Headmaster’s Thoughts – July 2013

I think I have Multiple Password Disorder. Every time I try to access a product or service or try to even get a price on an article, I have to log in, create a user name, and then—woe of woes—create a password. We all know that we should not use the same password again and again, but so many passwords have created the need for a password vault, which requires, of course, another password.

The other day I tried to buy a pair of shoes from a well-known Internet shoe enterprise. They do, as far as I can see, all their business online. No bricks and mortar stores for them, only the Internet. Fine! They have a computer that writes back to you as you buy their products. And if you make a mistake, or miss a step, the computer will prompt you. Sounds so good, does it not?

Me: “I want to buy the shoes, item XL245 on page 14.”

Company computer: “Input e-mail address and password!”

“I don’t have a password.”

“Entry denied without password!”

I go to “create a new account” and input my e-mail address and a password.

“Invalid password! The password must have ten characters, of which two must be capitalized letters, three digits, and one punctuation mark other than a comma or a period.”

I put in a password following those directions.

“Shoes purchased. Any further transactions?”

“Socks! Article SL414.”

“Different password for separate sock purchase!”

“You’re kidding!”

“Different password for separate socks! Password must have ten characters, two digits, three capitalized letters and one non-digit, non-letter, non-punctuation mark.”

Now I will have to remember all this with a %$#@&^*() or +.

I insert this password and go back to Socks SL414.

“Insert number of separate socks!”

I assumed socks came in pairs, so I wrote “One pair!”

The computer had no problem with a pair of shoes but a real problem with a pair of socks. Socks were obviously not something they specialized in.

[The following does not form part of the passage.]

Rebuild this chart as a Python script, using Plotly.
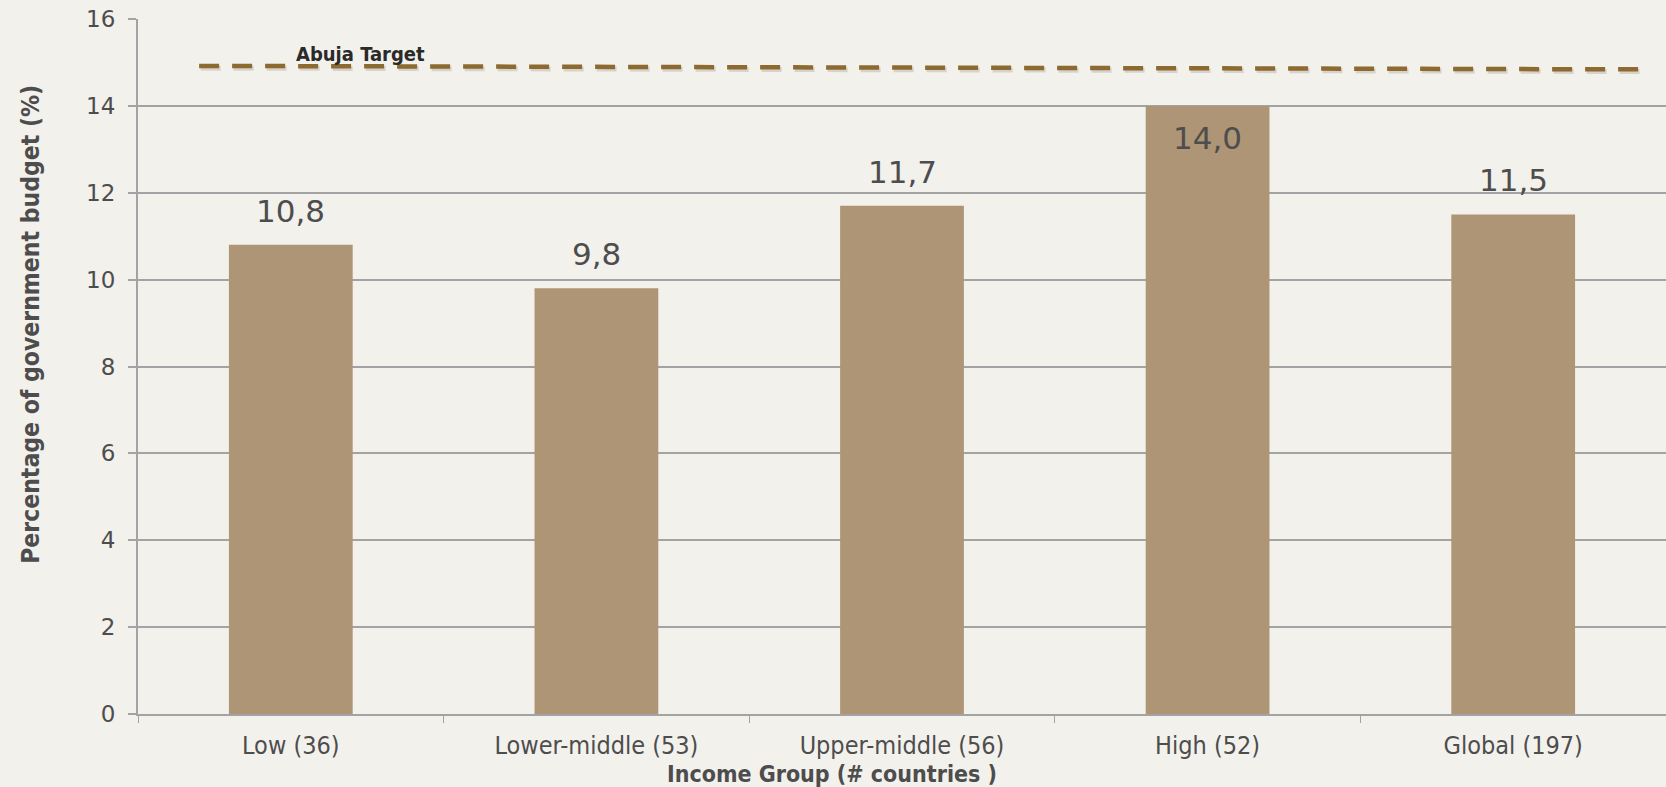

Company computer: “Pair equals two. Two socks require two passwords. Passwords must have ten characters, two digits, three capitalized letters and one non-digit, non-letter, non-punctuation mark.”

“For two socks?”

“Two socks require two passwords. Passwords must have ten characters, two digits, three capitalized letters and one non-digit, non-letter, non-punctuation mark.”

At this point, we older people remember HAL, the computer that turned malevolent in the Stanley Kubrick classic movie2001: A Space Odyssey. I became slightly belligerent. Let me say that I now realize that it is a mistake to get belligerent with a computer—a serious mistake.

“Forget the shoes, forget the socks. I am giving up.”

“Cannot quit program without logging out!’’

“What do you mean? I am going to leave this program and turn this silly program off.”

“Cannot quit program without logging out! Screen will remain permanently on program until logout!”

Ugh!

“How do I logout?” I ask in print.

“Logout requires new password. Twelve characters of which four must be digits, two must be capitalized letters, and one function key must be used.”

I turn the computer off and then turn it on again.

“Did not logout! Computer will freeze if logout not executed correctly!”

“This is ridiculous! Is there no other way of doing this?”

“If computer freezes, only solution is to login under new name with new password and logout under new password!”

“Let me guess… fourteen characters, two capitalized letters, three numbers, four calling birds, and a partridge in a pear tree!”

“Computer will freeze in twenty seconds!”

“All right. I’ll…”

“Computer frozen! For tech support, login with tech support user name and tech support password! Tech support password must have 16 characters, none of which may be in the sentence The quick brown fox jumps over the lazy dog. ”

I told you I had Multiple Password Disorder.